Really, I'm bored and that's why I'm blogging. I can't get products out of engineering as fast as I can invent them, so I'm left to lose my blogging virginity... Yes, this is my first blog.No fault of engineering, I just can't shut my mind off. Even after engineering gets started on the ideas, I change my mind. Pretty sure they all hate me. I'm taking some PHP programming classes at JCCC in the fall, so I'll have a better appreciation of what they go through. Hope I don't learn enough to ruin their lives.
I have met some interesting people at Venture Fridays that sparked this post. These people are from all walks of life and have ideas all over the map, from technology to retail. They are pretty smart people with a lot of enthusiasm for their ideas. I'm an entrepreneur at heart and an idea person, so being around these people is like crack to me, not that I've ever been on crack. I feed off of the energy and creative power of the mind. There is an energy field (and alcohol field) at these meetups that can't be beat. Everybody has an idea and there is no such thing as a bad idea (I'll reserve that for my next post).
Everybody wants to be an entrepreneur, but nobody wants to jump off a cliff. Begs the questions: Can you be a part-time entrepreneur? Can you work a normal 8-5 job and innovate at night?
I'm sure that entrepreneur success can be measured on a bell curve with some normal distribution. Most of the entrepreneurs live in the middle of the curve, barely making ends meet, teetering between making a dollar and losing a dollar. The successful entrepreneurs live to the right of the curve, making enough money and enjoying enough success to stoke a good size ego. This is the lucky 10-20 percent. The remaining 80 percent-plus are destined to languish with no sleep or money until their next idea or until they adapt. My guess is that the successes rarely materialize from the original idea, but save that for another day.

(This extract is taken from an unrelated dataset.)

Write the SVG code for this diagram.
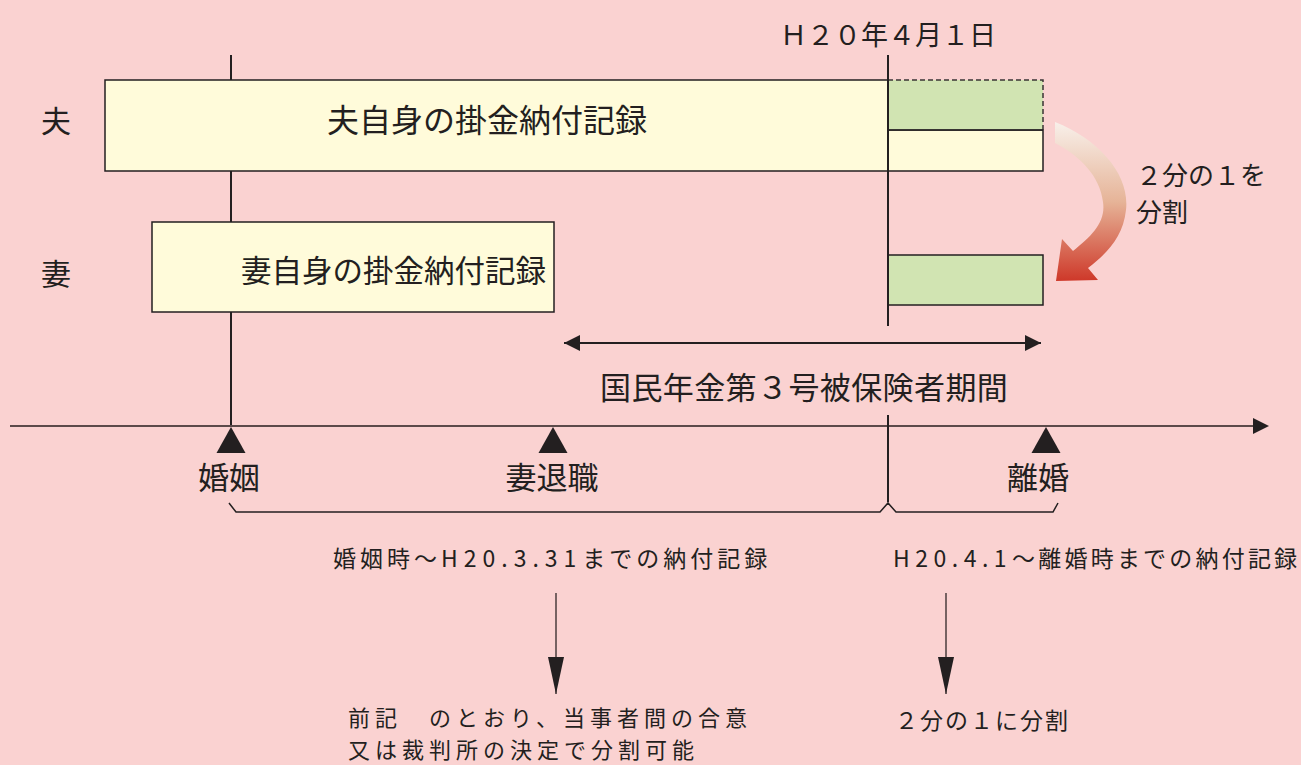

Of course the answer is YES, you can be a part-time entrepreneur, but your chance of success is drastically lower. You just shift the bell curve and not in a good way. Necessity is the mother of invention (I think Obama said that when he was working on his birth certificate last year). If you eat, live, sleep, and yes, drink your enterprise, you have a much greater chance of success. If you don't know when you will get paid or how you will pay your bills, you tend to work harder and be more creative. You tend to build things quicker and simpler. You tend to hear the market. You ARE your product or service. Part-time entrepreneurs probably have 1/100 chance of succeeding. That would imply that full-time entrepreneurs are 10X more likely to succeed by jumping off the cliff.
Do you just close your eyes and jump? No, be aggressive, but don't be stupid. Plan your course. If you are starting a venture that you hope will cash flow $100K/year and you are making $200K/year at your current job, you better really hate your current job. If you are making $30K/year and work on your venture part-time, you have a likelihood of making $1K (1/100*100K). Is it worth spending all that time and energy to make that happen? If you jump off the cliff, quit your job, you have a 10-20 percent chance of making that $100K, or a likelihood of making $10K-$20K (10-20 percent*$100K). Is it worth jumping to make close to what you are currently making? My answer is always yes. I would rather work for myself and enjoy the misery my own creation causes than the misery of somebody else's creation.
I've jumped off a lot of cliffs and had some bad landings, sometimes with my eyes half open. I want every person at Red Nova Labs to make that leap every day with every decision. We want to work with people that want to jump off a cliff. We want to give them the advice and/or infrastructure to move them further to the right on the bell curve and have a higher chance of success. At the end of the day, it is all risk/reward and we can't be afraid to fail or there is no risk.